Secondly, I would have been more than happy to chalk this up to a difference of opinion, had a legitimate reason for disliking Williams' work been presented. As it is, you had no main reason other than the fact that he was gay. That is ridiculous. That's no different than someone refusing to read your writing because you are straight. Would you have written the same letter about a gay columnist of The Dispatch and claim that we as a community should not read his work? Probably not. The only reason your letter was considered acceptable is the fact that Tennessee Williams is a dead celebrity.
When you wrote that letter, you had to know that there would be opposition as well as nods of approval. Homophobia is a very controversial issue.

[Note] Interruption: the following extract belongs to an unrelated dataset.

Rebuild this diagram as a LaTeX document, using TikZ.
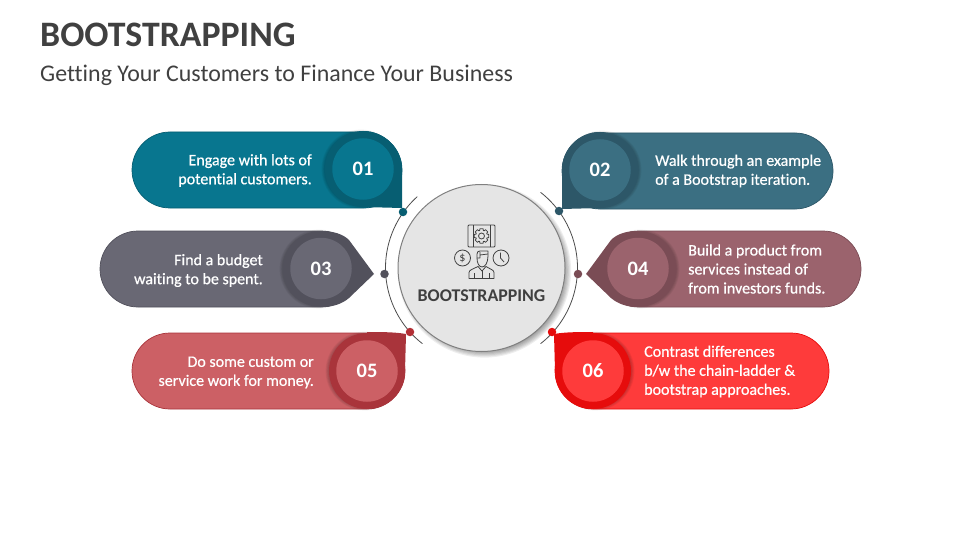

So I'm leaving it at this:
Make your own decisions, people. Read, listen, and see what interests you. But for goodness' sake, do not base your decisions on the lifestyle choices of the authors. You will soon become frustrated with your limited choices. Who cares if you enjoy a play that a gay man wrote? As long as you are living well and you have made everything right between God and yourself, it shouldn't matter.
There's absolutely no reason that Columbus should stop celebrating Tennessee Williams.

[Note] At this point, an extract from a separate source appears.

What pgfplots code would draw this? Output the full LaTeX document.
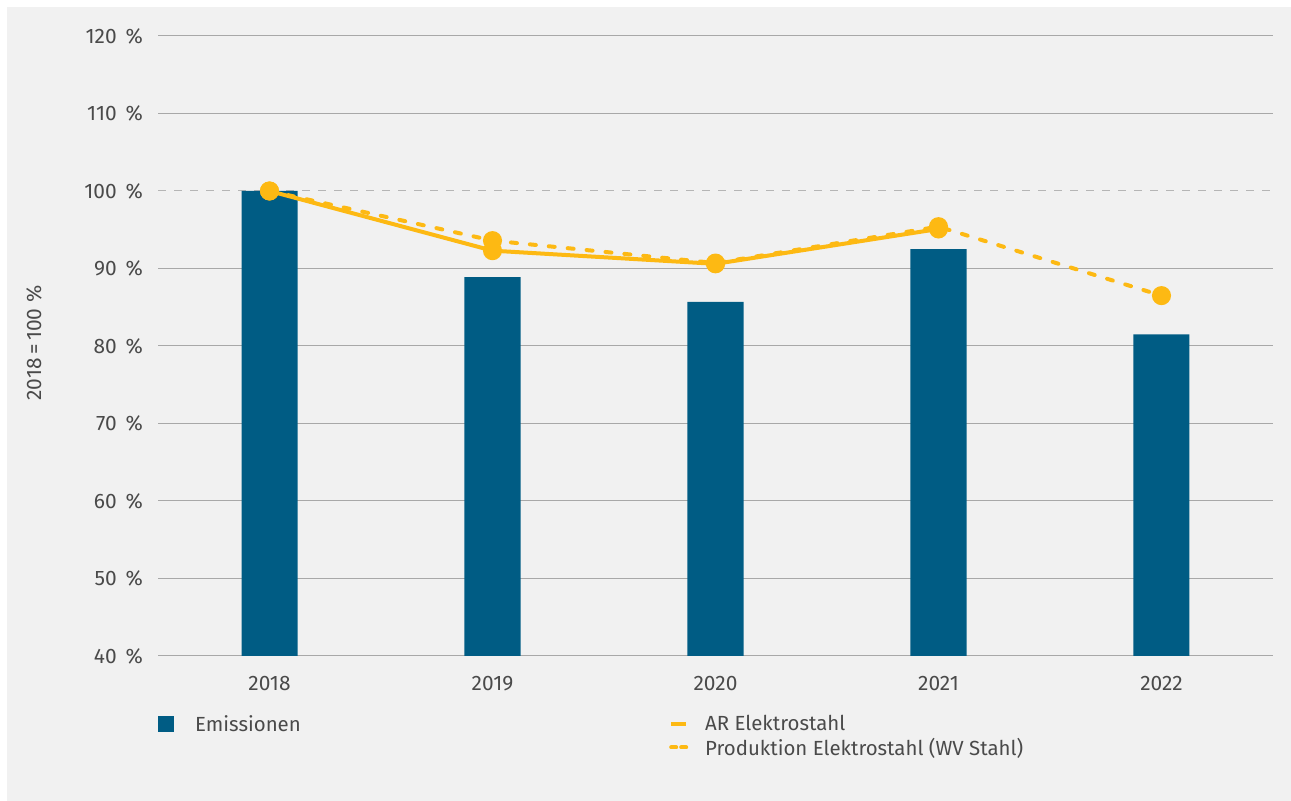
\documentclass[border=0pt]{standalone}
\usepackage{fontspec}
\setmainfont{Fira Sans}
\usepackage{pgfplots}
\pgfplotsset{compat=1.18}
\definecolor{bg}{HTML}{F1F1F1}
\definecolor{barblue}{HTML}{005C84}
\definecolor{ygold}{HTML}{FDB913}
\definecolor{gridc}{HTML}{A8A8A8}
\definecolor{txt}{HTML}{4A4A4A}
\newcommand{\chartfont}{\fontsize{21}{25}\selectfont}
\newcommand{\legfont}{\fontsize{20.5}{24}\selectfont}
\begin{document}
\begin{tikzpicture}[x=1bp,y=1bp]
\fill[white] (0,0) rectangle (1291,801);
\fill[bg] (7,0) rectangle (1291,794);
\begin{axis}[
  at={(158bp,145bp)}, anchor=south west,
  width=1115bp, height=620bp, scale only axis,
  xmin=-0.5, xmax=4.5, ymin=40, ymax=120,
  axis line style={draw=none},
  xtick={0,1,2,3,4}, xticklabels={2018,2019,2020,2021,2022},
  ytick={40,50,60,70,80,90,110,120},
  extra y ticks={100},
  extra y tick style={major grid style={color=gridc!85, line width=1bp, dash pattern=on 8bp off 8bp}},
  ymajorgrids, major grid style={color=gridc, line width=1bp},
  major tick length=0pt,
  tick style={draw=none},
  /pgf/number format/assume math mode=true,
  yticklabel={\pgfmathprintnumber{\tick}\hspace{0.42em}\%},
  tick label style={font=\chartfont, text=txt, inner sep=0pt},
  yticklabel style={xshift=-15bp},
  xticklabel style={yshift=-20bp},
  ylabel={2018\,=\,100\ \%},
  every axis y label/.style={at={(axis description cs:0,0.5)}, anchor=center, xshift=-124bp, yshift=3bp, rotate=90, font=\chartfont, text=txt},
  legend columns=2,
  legend cell align=left,
  legend style={at={(0,0)}, anchor=north west, yshift=-59bp, draw=none, fill=none, inner sep=0pt,
    font=\legfont, text=txt, row sep=5.5bp,
    nodes={inner sep=0pt},
    /tikz/column 1/.style={column sep=21bp},
    /tikz/column 3/.style={column sep=17bp}},
]
\addplot[ybar, bar width=56bp, fill=barblue, draw=none,
  legend image code/.code={\fill[barblue] (0bp,-8bp) rectangle (16bp,8bp);}]
  coordinates {(0,100) (1,88.9) (2,85.7) (3,92.5) (4,81.5)};
\addlegendentry{\makebox[474bp][l]{Emissionen}}
\addplot[ygold, line width=4bp, mark=*, mark size=7.5bp, mark options={solid, draw=none, fill=ygold},
  legend image code/.code={\draw[ygold, line width=4bp] (0bp,0bp) -- (15bp,0bp);}]
  coordinates {(0,100) (1,92.3) (2,90.6) (3,95.1)};
\addlegendentry{AR Elektrostahl}
\addlegendimage{empty legend}
\addlegendentry{}
\addplot[ygold, line width=4bp, line cap=round, dash pattern=on 6bp off 13bp, mark=*, mark size=7.5bp, mark options={solid, draw=none, fill=ygold},
  legend image code/.code={\draw[ygold, line width=4bp, dash pattern=on 5bp off 5bp] (0bp,0bp) -- (15bp,0bp);}]
  coordinates {(0,100) (1,93.6) (2,90.7) (3,95.4) (4,86.5)};
\addlegendentry{Produktion Elektrostahl (WV Stahl)}
\end{axis}
\pgfresetboundingbox
\useasboundingbox (0,0) rectangle (1291,801);
\end{tikzpicture}
\end{document}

wesduncan commented at 9/17/2011 1:52:00 PM:
You keep that dictionary in your purse.. You seem to need it a lot. And have fun celebrating Mr. Williams' "honorable legacy and contribution to history".

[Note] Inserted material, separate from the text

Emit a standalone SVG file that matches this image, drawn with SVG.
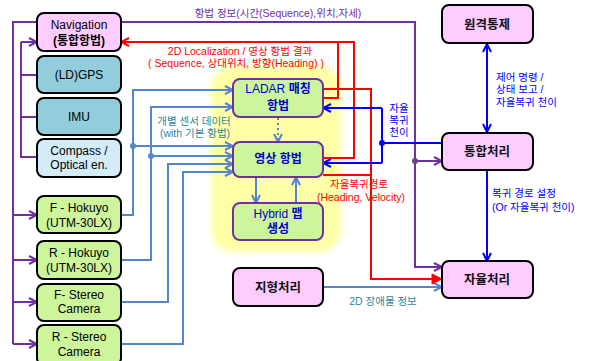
<svg xmlns="http://www.w3.org/2000/svg" width="589" height="361" viewBox="0 0 589 361">
<defs>
<style>
.nd{stroke:#000;stroke-width:2}
.pk{fill:#ffccff}
.tl{fill:#92cddc}
.lb{fill:#d3ecf8}
.gr{fill:#ccf59c}
.cn{fill:#ccf59c;stroke:#7030a0;stroke-width:2}
text{font-family:"Liberation Sans","Noto Sans CJK KR",sans-serif;text-anchor:middle}
.t12{font-size:12px;fill:#000}
.tb{font-size:12.5px;font-weight:bold;fill:#111}
.tc{font-size:12px;fill:#0000cc}
.tcb{font-size:12px;fill:#0000cc;font-weight:bold}
.lab{font-size:10.5px}
.c{fill:none;stroke-width:2}
.pu{stroke:#7030a0}
.sb{stroke:#5585cc}
.rd{stroke:#ff0000}
.bl{stroke:#0000ff}
</style>
<marker id="ap" markerUnits="userSpaceOnUse" markerWidth="10" markerHeight="10" refX="9" refY="5" orient="auto-start-reverse"><path d="M1,1 L9,5 L1,9" fill="none" stroke="#7030a0" stroke-width="2"/></marker>
<marker id="as" markerUnits="userSpaceOnUse" markerWidth="10" markerHeight="10" refX="9" refY="5" orient="auto-start-reverse"><path d="M1,1 L9,5 L1,9" fill="none" stroke="#5585cc" stroke-width="2"/></marker>
<marker id="ar" markerUnits="userSpaceOnUse" markerWidth="10" markerHeight="10" refX="9" refY="5" orient="auto-start-reverse"><path d="M1,1 L9,5 L1,9" fill="none" stroke="#ff0000" stroke-width="2"/></marker>
<marker id="arb" markerUnits="userSpaceOnUse" markerWidth="12" markerHeight="12" refX="11" refY="6" orient="auto"><path d="M1,1 L11,6 L1,11 Z" fill="#ff0000" stroke="#ff0000" stroke-width="1"/></marker>
<marker id="ab" markerUnits="userSpaceOnUse" markerWidth="10" markerHeight="10" refX="9" refY="5" orient="auto-start-reverse"><path d="M1,1 L9,5 L1,9" fill="none" stroke="#0000ff" stroke-width="2"/></marker>
<filter id="glow" x="-20%" y="-20%" width="140%" height="140%"><feGaussianBlur stdDeviation="3"/></filter>
</defs>
<rect width="589" height="361" fill="#ffffff"/>
<rect x="211" y="66" width="130" height="186" rx="22" fill="#ffffa6" filter="url(#glow)"/>

<g id="connectors">
<path class="c pu" d="M37,22 H13 V344"/>
<path class="c pu" d="M13,215 H37" marker-end="url(#ap)"/>
<path class="c pu" d="M13,260 H37" marker-end="url(#ap)"/>
<path class="c pu" d="M13,302 H37" marker-end="url(#ap)"/>
<path class="c pu" d="M13,344 H37" marker-end="url(#ap)"/>
<path class="c pu" d="M37,75 H21 M37,117 H21 M37,157 H21 V42"/>
<path class="c pu" d="M21,42 H37" marker-end="url(#ap)"/>
<path class="c pu" d="M121,22 H415 V267 H442" marker-end="url(#ap)"/>
<path class="c pu" d="M415,161 H442" marker-end="url(#ap)"/>
<circle cx="415" cy="161" r="3" fill="#604a7b"/>
<path class="c sb" d="M121,215 H133 V90 H233" marker-end="url(#as)"/>
<path class="c sb" d="M133,146 H233" marker-end="url(#as)"/>
<path class="c sb" d="M121,260 H151 V107 H233" marker-end="url(#as)"/>
<path class="c sb" d="M151,156 H233" marker-end="url(#as)"/>
<path class="c sb" d="M121,302 H168 V164 H233" marker-end="url(#as)"/>
<path class="c sb" d="M121,344 H183 V172 H233" marker-end="url(#as)"/>
<circle cx="133" cy="146" r="3" fill="#5585cc"/>
<circle cx="151" cy="156" r="3" fill="#5585cc"/>
<path class="c sb" d="M278,118 V142" stroke-dasharray="2,3" marker-end="url(#as)"/>
<path class="c sb" d="M256,177 V203" marker-end="url(#as)"/>
<path class="c sb" d="M296,203 V177" marker-end="url(#as)"/>
<path class="c sb" d="M323,287 H442" marker-end="url(#as)"/>
<path class="c rd" d="M323,98 H338 V42 H121" marker-end="url(#ar)"/>
<path class="c rd" d="M323,158 H354 V42 H338"/>
<path class="c rd" d="M323,175 H371"/>
<path class="c rd" d="M323,89 H371 V279"/>
<path class="c rd" d="M370,279 H442" stroke-width="3.5" marker-end="url(#arb)"/>
<path class="c bl" d="M487,44 V132" marker-start="url(#ab)" marker-end="url(#ab)"/>
<path class="c bl" d="M442,143 H382 M382,108 V163"/>
<path class="c bl" d="M382,108 H323" marker-end="url(#ab)"/>
<path class="c bl" d="M382,163 H323" marker-end="url(#ab)"/>
<circle cx="382" cy="143" r="3" fill="#0000ff"/>
<path class="c bl" d="M487,170 V261" marker-end="url(#ab)"/>
</g>

<g id="labels">
<text class="lab" x="278" y="17" fill="#7030a0">항법 정보(시간(Sequence),위치,자세)</text>
<text class="lab" x="240" y="55" fill="#ff0000">2D Localization / 영상 항법 결과</text>
<text class="lab" x="236" y="67" fill="#ff0000">( Sequence, 상대위치, 방향(Heading) )</text>
<text class="lab" x="194" y="125" fill="#31849b">개별 센서 데이터</text>
<text class="lab" x="195" y="137" fill="#31849b">(with 기본 항법)</text>
<text class="lab" x="399" y="112" fill="#0000ff">자율</text>
<text class="lab" x="399" y="124" fill="#0000ff">복귀</text>
<text class="lab" x="399" y="136" fill="#0000ff">천이</text>
<text class="lab" x="359" y="188" fill="#ff0000">자율복귀경로</text>
<text class="lab" x="361" y="201" fill="#ff0000">(Heading, Velocity)</text>
<text class="lab" x="496" y="81" fill="#0000ff" style="text-anchor:start">제어 명령 /</text>
<text class="lab" x="496" y="93" fill="#0000ff" style="text-anchor:start">상태 보고 /</text>
<text class="lab" x="496" y="106" fill="#0000ff" style="text-anchor:start">자율복귀 천이</text>
<text class="lab" x="492" y="197" fill="#0000ff" style="text-anchor:start">복귀 경로 설정</text>
<text class="lab" x="492" y="211" fill="#0000ff" style="text-anchor:start">(Or 자율복귀 천이)</text>
<text class="lab" x="383" y="305" fill="#31849b">2D 장애물 정보</text>
</g>

<g id="nav"><rect class="nd pk" x="37" y="13" width="84" height="38" rx="7"/><text class="t12" x="79" y="29">Navigation</text><text class="t12" x="79" y="45" font-weight="bold">(통합항법)</text></g>
<g id="gps"><rect class="nd tl" x="37" y="56" width="84" height="37" rx="7"/><text class="t12" x="79" y="79">(LD)GPS</text></g>
<g id="imu"><rect class="nd tl" x="37" y="98" width="84" height="37" rx="7"/><text class="t12" x="79" y="121">IMU</text></g>
<g id="compass"><rect class="nd lb" x="37" y="139" width="84" height="38" rx="7"/><text class="t12" x="79" y="155">Compass /</text><text class="t12" x="79" y="169">Optical en.</text></g>
<g id="fhokuyo"><rect class="nd gr" x="37" y="196" width="84" height="37" rx="7"/><text class="t12" x="79" y="212">F - Hokuyo</text><text class="t12" x="79" y="227">(UTM-30LX)</text></g>
<g id="rhokuyo"><rect class="nd gr" x="37" y="241" width="84" height="38" rx="7"/><text class="t12" x="79" y="257">R - Hokuyo</text><text class="t12" x="79" y="272">(UTM-30LX)</text></g>
<g id="fstereo"><rect class="nd gr" x="37" y="284" width="84" height="37" rx="7"/><text class="t12" x="79" y="299">F- Stereo</text><text class="t12" x="79" y="313">Camera</text></g>
<g id="rstereo"><rect class="nd gr" x="37" y="325" width="84" height="40" rx="7"/><text class="t12" x="79" y="341">R - Stereo</text><text class="t12" x="79" y="356">Camera</text></g>

<g id="ladar"><rect class="cn" x="233" y="79" width="90" height="38" rx="7"/><text class="tc" x="278" y="93">LADAR <tspan font-weight="bold">매칭</tspan></text><text class="tcb" x="278" y="110">항법</text></g>
<g id="vision"><rect class="cn" x="233" y="142" width="90" height="35" rx="7"/><text class="tcb" x="278" y="163">영상 항법</text></g>
<g id="hybrid"><rect class="cn" x="233" y="203" width="90" height="37" rx="7"/><text class="tc" x="278" y="218">Hybrid <tspan font-weight="bold">맵</tspan></text><text class="tcb" x="278" y="233">생성</text></g>
<g id="terrain"><rect class="nd pk" x="233" y="268" width="90" height="38" rx="7"/><text class="tb" x="278" y="292">지형처리</text></g>

<g id="remote"><rect class="nd pk" x="442" y="5" width="91" height="38" rx="7"/><text class="tb" x="487" y="29">원격통제</text></g>
<g id="integ"><rect class="nd pk" x="442" y="133" width="91" height="37" rx="7"/><text class="tb" x="487" y="156">통합처리</text></g>
<g id="auto"><rect class="nd pk" x="442" y="261" width="91" height="37" rx="7"/><text class="tb" x="487" y="284">자율처리</text></g>
</svg>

yankee commented at 9/17/2011 9:19:00 PM:
I take back what I said about the Dispatch making an error by printing Bother Duncan's first letter about Tennessee Williams. It's important that he be given space in print and online to display the magnitude of his mind so that others may profit by his example. Toward that end, it's worth repeating Brother Duncan's words about Tennessee Williams:
"Yes I am ignorant to his work and am proud to be seeing that I could care less about it."
Here, though, I disagree. Brother Duncan may be proud of his ignorance but, in truth, he isn't really ignorant. What he is is really really stupid. You can educate the ignorant, but there really isn't much to do for stupidity except recognize it when we see it. Thanks to the Dispatch we now do.
wesduncan commented at 9/18/2011 11:21:00 AM:
Yes we do recognize stupidity now.. Thanks to you for posting.
dz commented at 9/18/2011 7:48:00 PM:
Great letter Hillary. I agree completely. Should we ignore the beautiful psalms of the Bible just because David murdered an innocent man for his own personal gain? Should we ignore the testimony and letters of Paul since he was a murderer and persecutor of Christians before his conversion? Didn't Jesus see the worth in the prostitutes, thieves, and those who were afflicted with demons? We all have our God given talents, and Mr. Williams was blessed with an ability to see life and write it down as elegantly as he did. These things should be celebrated, even if his own personal life was filled with struggles.